[Given request]:
Extract the lines from the start through the line that holds "(0,0) rectangle (1224,641);", both included, omitting all images.
### Data block ###
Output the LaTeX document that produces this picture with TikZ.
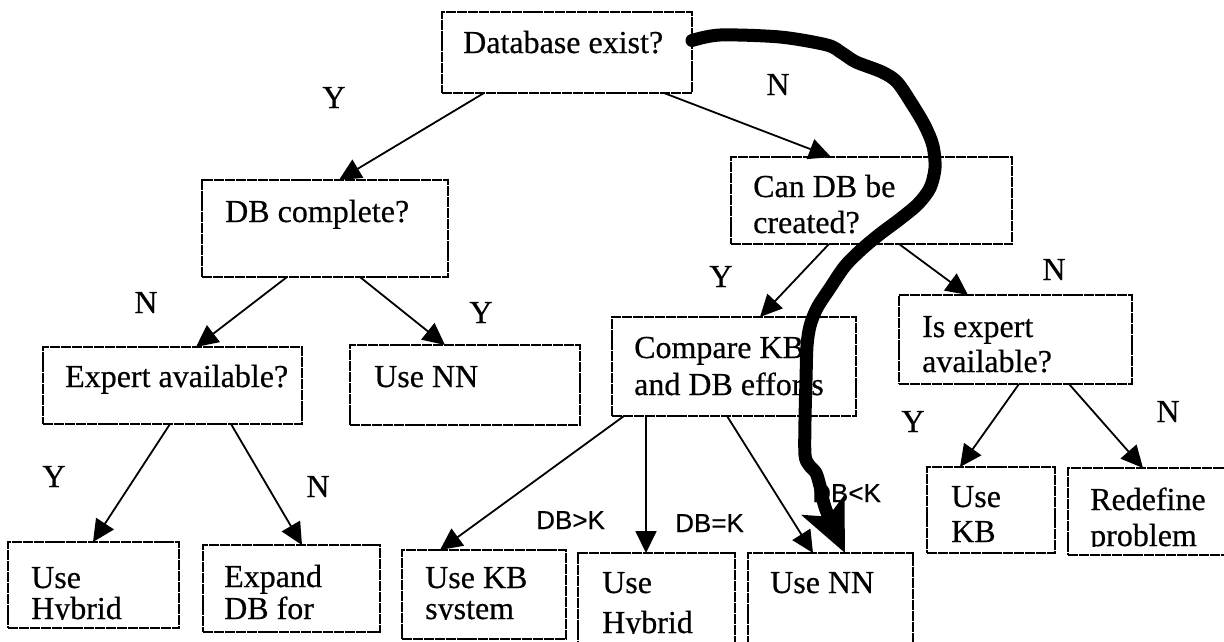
\documentclass[tikz,border=0pt]{standalone}
\usepackage{fontspec}
\setmainfont{Liberation Serif}[FakeBold=0.5]
\setsansfont{Liberation Sans}[FakeBold=0.4]
\usetikzlibrary{arrows.meta}

\begin{document}
\begin{tikzpicture}[x=1pt, y=-1pt,
  box/.style={draw, line width=1.6pt, dash pattern=on 10pt off 0.9pt,
    inner sep=0pt, outer sep=0pt, anchor=north west},
  txt/.style={anchor=base west, inner sep=0pt, font=\fontsize{32}{36}\selectfont},
  lab/.style={anchor=base, inner sep=0pt, font=\fontsize{32}{36}\selectfont},
  cmp/.style={anchor=base west, inner sep=0pt, font=\sffamily\fontsize{26}{28}\selectfont},
  link/.style={line width=1.8pt, -{Triangle[length=22pt, width=21pt]}},
  pen/.style={line width=13pt, line cap=round, line join=round,
    -{Stealth[length=52pt, width=46pt, inset=12pt]}}
]
\useasboundingbox (0,0) rectangle (1224,641);

% decision boxes
\node[box, minimum width=250pt, minimum height=81pt] (A) at (442,12) {};
\node[box, minimum width=246pt, minimum height=97pt] (B) at (202,180) {};
\node[box, minimum width=281pt, minimum height=87pt] (C) at (731,157) {};
\node[box, minimum width=244pt, minimum height=99pt] (D) at (612,317) {};
\node[box, minimum width=259pt, minimum height=77pt] (E) at (43,347) {};
\node[box, minimum width=230pt, minimum height=80pt] (F) at (350,345) {};
\node[box, minimum width=233pt, minimum height=89pt] (J) at (899,295) {};
% outcome boxes
\node[box, minimum width=171pt, minimum height=86pt] (G) at (8,542) {};
\node[box, minimum width=177pt, minimum height=87pt] (H) at (203,545) {};
\node[box, minimum width=164pt, minimum height=89pt] (I) at (402,550) {};
\node[box, minimum width=157pt, minimum height=110pt] (K) at (578,553) {};
\node[box, minimum width=165pt, minimum height=110pt] (L) at (748,553) {};
\node[box, minimum width=128pt, minimum height=86pt] (M) at (927,467) {};
\node[box, minimum width=170pt, minimum height=87pt] (N) at (1068,468) {};

% box texts
\node[txt] (At) at (463,53) {Database exist?};
\node[txt] (Bt) at (225,222) {DB complete?};
\node[txt] (Ct1) at (753,197) {Can DB be};
\node[txt] (Ct2) at (753,233) {created?};
\node[txt] (Dt1) at (634,358) {Compare KB};
\node[txt] (Dt2) at (634,395) {and DB efforts};
\node[txt] (Et) at (65,387) {Expert available?};
\node[txt] (Ft) at (374,387) {Use NN};
\node[txt] (Jt1) at (922,337) {Is expert};
\node[txt] (Jt2) at (922,372) {available?};
\begin{scope}
  \clip (8,542) rectangle (179,619);
  \node[txt] (Gt1) at (31,588) {Use};
  \node[txt] (Gt2) at (31,619) {Hybrid};
\end{scope}
\begin{scope}
  \clip (203,545) rectangle (380,621);
  \node[txt] (Ht1) at (224,587) {Expand};
  \node[txt] (Ht2) at (224,619) {DB for};
\end{scope}
\begin{scope}
  \clip (402,550) rectangle (566,619);
  \node[txt] (It1) at (425,588) {Use KB};
  \node[txt] (It2) at (425,619) {system};
\end{scope}
\begin{scope}
  \clip (578,553) rectangle (735,633);
  \node[txt] (Kt1) at (602,593) {Use};
  \node[txt] (Kt2) at (602,633) {Hybrid};
\end{scope}
\node[txt] (Lt) at (770,593) {Use NN};
\node[txt] (Mt1) at (951,507) {Use};
\node[txt] (Mt2) at (951,542) {KB};
\begin{scope}
  \clip (1068,468) rectangle (1224,546);
  \node[txt] (Nt1) at (1090,510) {Redefine};
  \node[txt] (Nt2) at (1090,546) {problem};
\end{scope}

% branch labels
\node[lab] (y1) at (334,108) {Y};
\node[lab] (n1) at (778,95) {N};
\node[lab] (n2) at (146,313) {N};
\node[lab] (y2) at (481,323) {Y};
\node[lab] (y3) at (721,287) {Y};
\node[lab] (n3) at (1054,280) {N};
\node[lab] (y4) at (54,487) {Y};
\node[lab] (n4) at (318,497) {N};
\node[lab] (y5) at (913,432) {Y};
\node[lab] (n5) at (1168,422) {N};
\node[cmp] (gt) at (536,529) {DB>K};
\node[cmp] (eq) at (675,532) {DB=K};
\node[cmp] (lt) at (812,502) {DB<K};

% connectors
\draw[link] ([xshift=42pt]A.south west) -- ([xshift=137pt]B.north west);
\draw[link] ([xshift=222pt]A.south west) -- ([xshift=100pt]C.north west);
\draw[link] ([xshift=85pt]B.south west) -- ([xshift=153pt]E.north west);
\draw[link] ([xshift=158pt]B.south west) -- ([xshift=95pt]F.north west);
\draw[link] ([xshift=98pt]C.south west) -- ([xshift=148pt]D.north west);
\draw[link] ([xshift=168pt]C.south west) -- ([xshift=69pt]J.north west);
\draw[link] ([xshift=127pt]E.south west) -- ([xshift=85pt]G.north west);
\draw[link] ([xshift=188pt]E.south west) -- ([xshift=99pt]H.north west);
\draw[link] ([xshift=12pt]D.south west) -- ([xshift=38pt]I.north west);
\draw[link] ([xshift=34pt]D.south west) -- ([xshift=68pt]K.north west);
\draw[link] ([xshift=115pt]D.south west) -- ([xshift=65pt]L.north west);
\draw[link] ([xshift=120pt]J.south west) -- ([xshift=33pt]M.north west);
\draw[link] ([xshift=170pt]J.south west) -- ([xshift=75pt]N.north west);

% heavy hand-drawn path
\draw[pen] plot[smooth, tension=0.5] coordinates {
  ([yshift=12pt]A.east) (720,35) (780,37) (827,45) (842,53) (856,62)
  (882,72) (897,82) (912,104) (925,126) (933,146) (935,168) (930,188)
  (918,204) (900,219) (880,234) (862,249) (845,266) (830,288) (817,308)
  (810,326) (807,346) (806,380) (805,420) (805,455) (809,465) (816,473)
  (820,486) (826,510) ([xshift=97pt]L.north west)};
\end{tikzpicture}
\end{document}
###
[Exercise output]:
Output the LaTeX document that produces this picture with TikZ.
\documentclass[tikz,border=0pt]{standalone}
\usepackage{fontspec}
\setmainfont{Liberation Serif}[FakeBold=0.5]
\setsansfont{Liberation Sans}[FakeBold=0.4]
\usetikzlibrary{arrows.meta}

\begin{document}
\begin{tikzpicture}[x=1pt, y=-1pt,
  box/.style={draw, line width=1.6pt, dash pattern=on 10pt off 0.9pt,
    inner sep=0pt, outer sep=0pt, anchor=north west},
  txt/.style={anchor=base west, inner sep=0pt, font=\fontsize{32}{36}\selectfont},
  lab/.style={anchor=base, inner sep=0pt, font=\fontsize{32}{36}\selectfont},
  cmp/.style={anchor=base west, inner sep=0pt, font=\sffamily\fontsize{26}{28}\selectfont},
  link/.style={line width=1.8pt, -{Triangle[length=22pt, width=21pt]}},
  pen/.style={line width=13pt, line cap=round, line join=round,
    -{Stealth[length=52pt, width=46pt, inset=12pt]}}
]
\useasboundingbox (0,0) rectangle (1224,641);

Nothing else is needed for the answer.